--- begin INFORMATION GIVEN ---
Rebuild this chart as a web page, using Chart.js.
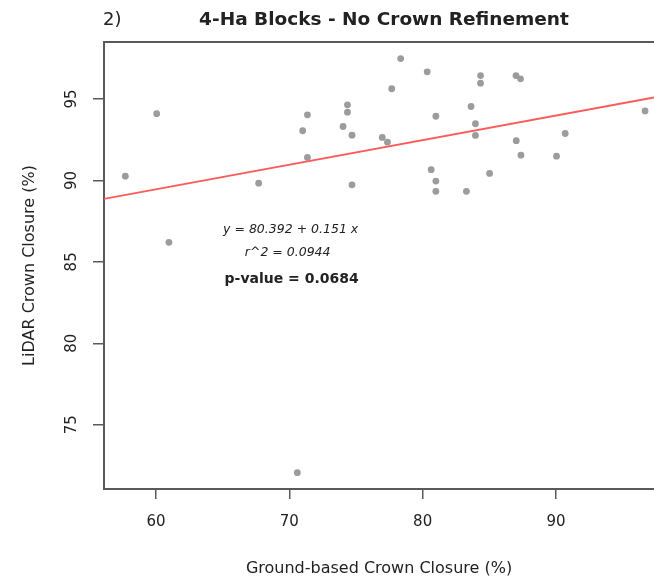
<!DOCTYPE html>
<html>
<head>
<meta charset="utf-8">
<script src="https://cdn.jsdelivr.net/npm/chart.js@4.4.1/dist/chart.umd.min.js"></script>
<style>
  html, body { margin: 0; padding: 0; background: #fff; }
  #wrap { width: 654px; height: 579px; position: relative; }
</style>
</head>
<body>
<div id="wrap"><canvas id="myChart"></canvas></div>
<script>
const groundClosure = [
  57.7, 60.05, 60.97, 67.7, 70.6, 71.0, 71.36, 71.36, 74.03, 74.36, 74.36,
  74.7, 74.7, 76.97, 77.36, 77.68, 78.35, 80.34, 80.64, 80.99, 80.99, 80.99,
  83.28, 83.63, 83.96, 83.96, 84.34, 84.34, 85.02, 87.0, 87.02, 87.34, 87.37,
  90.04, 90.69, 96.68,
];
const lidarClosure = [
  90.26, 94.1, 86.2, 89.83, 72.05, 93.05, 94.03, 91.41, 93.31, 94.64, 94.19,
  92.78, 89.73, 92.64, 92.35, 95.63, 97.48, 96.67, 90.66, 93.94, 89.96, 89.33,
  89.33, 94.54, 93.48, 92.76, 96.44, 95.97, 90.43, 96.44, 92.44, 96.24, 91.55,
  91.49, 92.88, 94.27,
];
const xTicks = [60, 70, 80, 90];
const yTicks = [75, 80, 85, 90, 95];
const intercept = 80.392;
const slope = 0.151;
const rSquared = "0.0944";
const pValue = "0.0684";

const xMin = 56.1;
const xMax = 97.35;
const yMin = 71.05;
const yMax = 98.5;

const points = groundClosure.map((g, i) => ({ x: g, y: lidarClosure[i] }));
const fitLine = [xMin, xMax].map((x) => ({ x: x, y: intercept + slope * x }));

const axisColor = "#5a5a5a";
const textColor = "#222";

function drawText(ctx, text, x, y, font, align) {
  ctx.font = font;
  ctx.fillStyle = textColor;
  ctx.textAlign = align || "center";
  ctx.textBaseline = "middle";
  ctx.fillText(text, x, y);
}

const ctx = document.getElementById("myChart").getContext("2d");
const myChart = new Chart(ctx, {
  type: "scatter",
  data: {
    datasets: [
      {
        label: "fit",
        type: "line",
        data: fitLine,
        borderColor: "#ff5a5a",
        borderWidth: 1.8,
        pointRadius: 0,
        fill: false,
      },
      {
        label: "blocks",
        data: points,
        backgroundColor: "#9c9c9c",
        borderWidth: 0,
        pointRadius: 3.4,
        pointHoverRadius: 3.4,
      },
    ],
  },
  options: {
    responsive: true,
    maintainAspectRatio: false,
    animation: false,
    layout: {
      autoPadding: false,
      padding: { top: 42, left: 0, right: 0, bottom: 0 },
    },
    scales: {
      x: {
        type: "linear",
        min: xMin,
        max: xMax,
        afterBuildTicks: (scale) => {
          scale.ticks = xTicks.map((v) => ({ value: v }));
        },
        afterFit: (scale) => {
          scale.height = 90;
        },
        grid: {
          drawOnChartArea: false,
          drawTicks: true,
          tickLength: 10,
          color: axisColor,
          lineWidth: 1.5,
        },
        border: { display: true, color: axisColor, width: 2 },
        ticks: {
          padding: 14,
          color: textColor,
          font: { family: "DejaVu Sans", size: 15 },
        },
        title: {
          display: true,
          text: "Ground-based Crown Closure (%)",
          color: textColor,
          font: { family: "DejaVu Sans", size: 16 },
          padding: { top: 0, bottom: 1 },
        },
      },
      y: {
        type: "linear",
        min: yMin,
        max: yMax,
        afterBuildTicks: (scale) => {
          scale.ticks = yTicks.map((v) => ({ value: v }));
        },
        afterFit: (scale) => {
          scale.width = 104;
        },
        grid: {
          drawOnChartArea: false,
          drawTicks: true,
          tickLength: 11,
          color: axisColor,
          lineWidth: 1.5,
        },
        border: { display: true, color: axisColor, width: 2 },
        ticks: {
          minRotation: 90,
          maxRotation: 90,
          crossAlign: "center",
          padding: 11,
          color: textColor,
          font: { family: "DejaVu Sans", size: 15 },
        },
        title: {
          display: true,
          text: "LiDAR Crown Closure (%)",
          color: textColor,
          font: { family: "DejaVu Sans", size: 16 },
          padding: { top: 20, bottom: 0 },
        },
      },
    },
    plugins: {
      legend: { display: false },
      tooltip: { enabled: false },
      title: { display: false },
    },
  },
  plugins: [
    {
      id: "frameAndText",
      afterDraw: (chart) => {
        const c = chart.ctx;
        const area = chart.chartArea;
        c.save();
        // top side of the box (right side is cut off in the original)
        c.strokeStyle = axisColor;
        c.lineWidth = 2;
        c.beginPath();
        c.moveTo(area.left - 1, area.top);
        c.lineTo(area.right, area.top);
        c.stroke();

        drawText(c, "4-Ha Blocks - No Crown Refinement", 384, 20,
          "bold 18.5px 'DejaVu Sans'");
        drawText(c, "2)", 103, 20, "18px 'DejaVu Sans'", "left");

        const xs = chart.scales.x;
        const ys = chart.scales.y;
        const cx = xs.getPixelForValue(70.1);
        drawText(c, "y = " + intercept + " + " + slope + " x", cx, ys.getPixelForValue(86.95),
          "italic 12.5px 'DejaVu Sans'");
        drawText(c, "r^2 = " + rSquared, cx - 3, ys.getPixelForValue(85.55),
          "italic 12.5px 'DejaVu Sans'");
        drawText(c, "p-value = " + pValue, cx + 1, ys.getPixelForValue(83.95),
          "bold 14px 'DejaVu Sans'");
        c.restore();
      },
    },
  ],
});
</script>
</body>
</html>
--- end INFORMATION GIVEN ---
--- begin INFORMATION GIVEN ---
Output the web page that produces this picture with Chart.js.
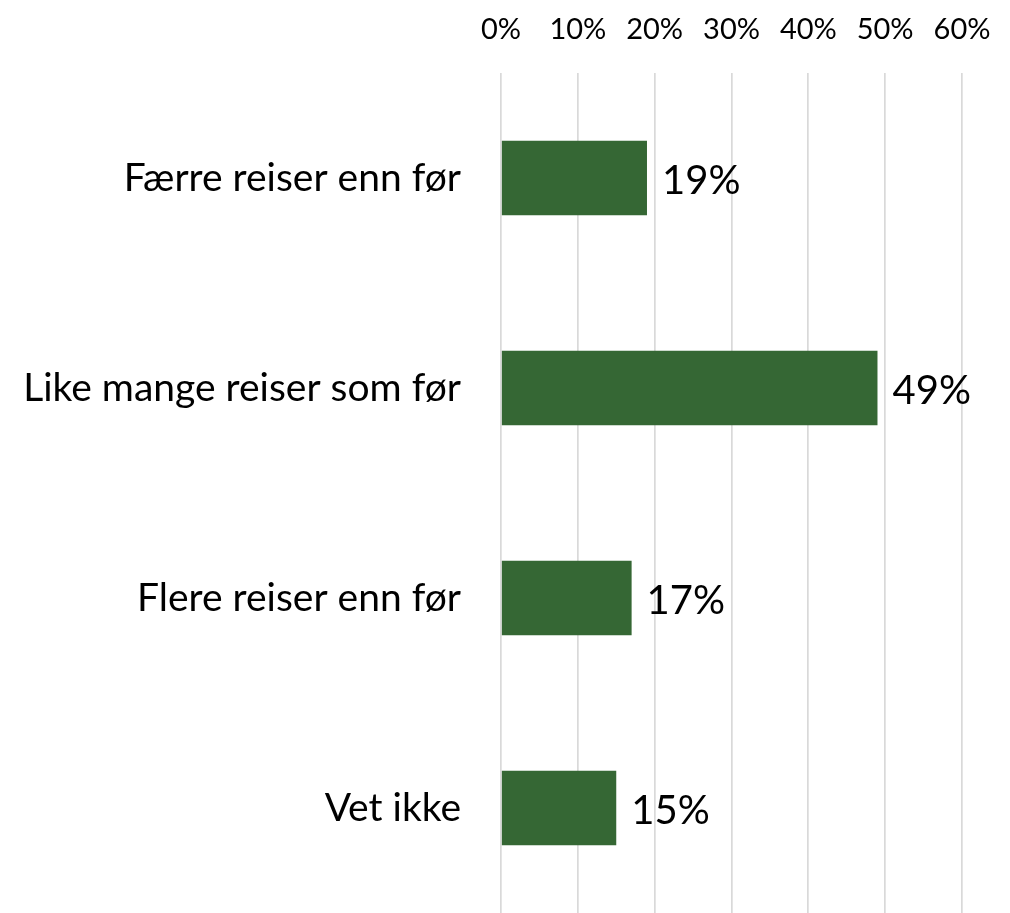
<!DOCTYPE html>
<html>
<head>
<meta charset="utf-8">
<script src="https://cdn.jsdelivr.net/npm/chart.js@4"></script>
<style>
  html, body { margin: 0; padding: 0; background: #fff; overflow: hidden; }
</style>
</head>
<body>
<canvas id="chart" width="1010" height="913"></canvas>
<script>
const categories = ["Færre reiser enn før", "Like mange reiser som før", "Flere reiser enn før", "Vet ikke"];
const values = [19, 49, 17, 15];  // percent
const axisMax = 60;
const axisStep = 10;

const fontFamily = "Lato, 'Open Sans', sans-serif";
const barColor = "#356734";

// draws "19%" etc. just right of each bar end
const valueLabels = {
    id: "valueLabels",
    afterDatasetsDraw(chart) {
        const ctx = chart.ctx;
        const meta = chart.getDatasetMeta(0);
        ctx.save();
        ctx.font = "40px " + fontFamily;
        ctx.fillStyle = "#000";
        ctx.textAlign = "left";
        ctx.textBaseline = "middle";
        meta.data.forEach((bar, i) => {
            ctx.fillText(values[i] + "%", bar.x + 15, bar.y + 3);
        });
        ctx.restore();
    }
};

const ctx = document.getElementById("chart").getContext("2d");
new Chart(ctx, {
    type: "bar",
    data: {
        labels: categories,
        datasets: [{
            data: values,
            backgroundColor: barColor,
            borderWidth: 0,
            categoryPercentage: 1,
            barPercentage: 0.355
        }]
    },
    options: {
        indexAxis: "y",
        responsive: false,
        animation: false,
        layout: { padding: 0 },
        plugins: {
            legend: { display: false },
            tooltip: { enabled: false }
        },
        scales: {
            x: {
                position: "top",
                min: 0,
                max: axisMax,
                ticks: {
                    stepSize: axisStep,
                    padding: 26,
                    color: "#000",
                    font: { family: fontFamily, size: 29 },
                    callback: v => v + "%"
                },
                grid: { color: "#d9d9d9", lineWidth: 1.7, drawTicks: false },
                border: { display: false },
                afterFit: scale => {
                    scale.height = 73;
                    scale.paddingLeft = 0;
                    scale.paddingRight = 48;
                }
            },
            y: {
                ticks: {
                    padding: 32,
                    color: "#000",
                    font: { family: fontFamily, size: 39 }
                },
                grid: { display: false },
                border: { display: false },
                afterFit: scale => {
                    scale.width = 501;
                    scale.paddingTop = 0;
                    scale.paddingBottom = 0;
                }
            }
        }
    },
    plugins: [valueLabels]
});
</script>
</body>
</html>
--- end INFORMATION GIVEN ---
--- begin INFORMATION GIVEN ---
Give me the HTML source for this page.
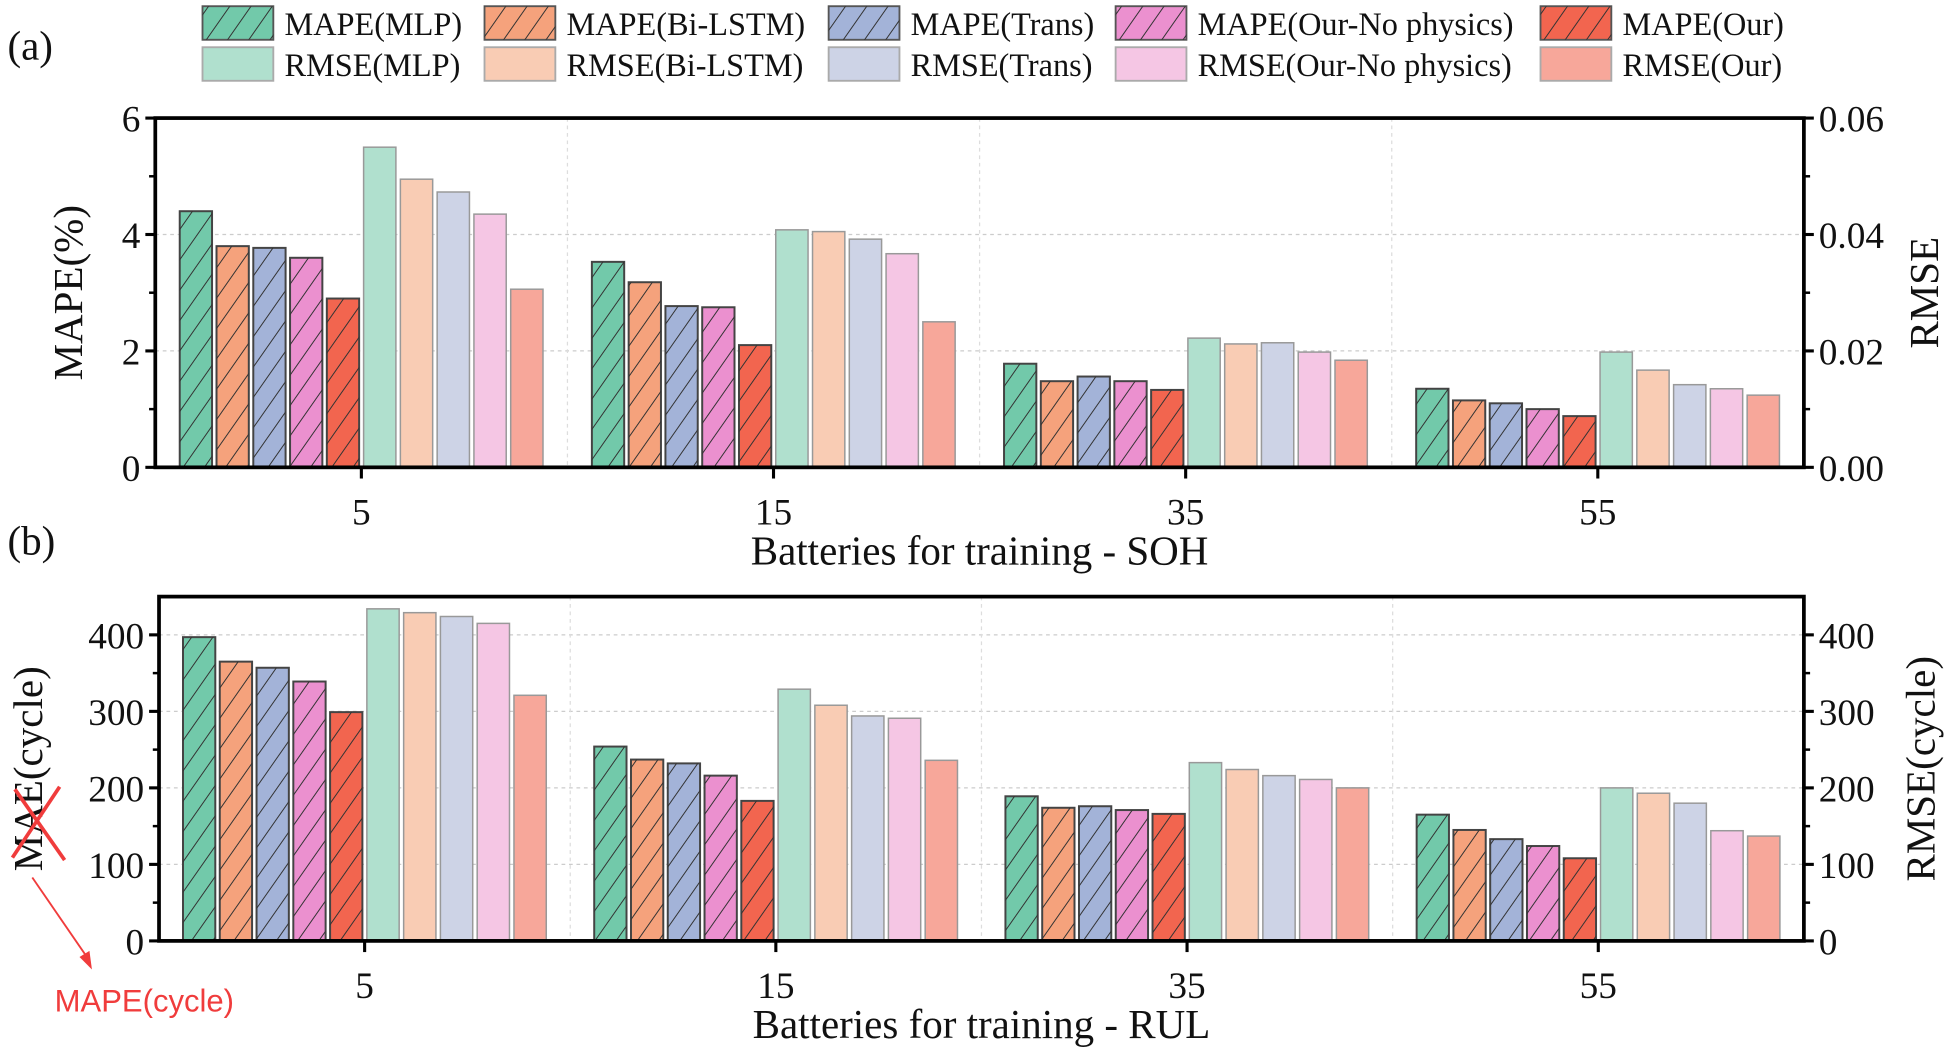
--- end INFORMATION GIVEN ---
## WHAT TO WORK ON
How many lines in the data contain the string "page"? Respond with the number only.

## REPLY TO THE EXERCISE
3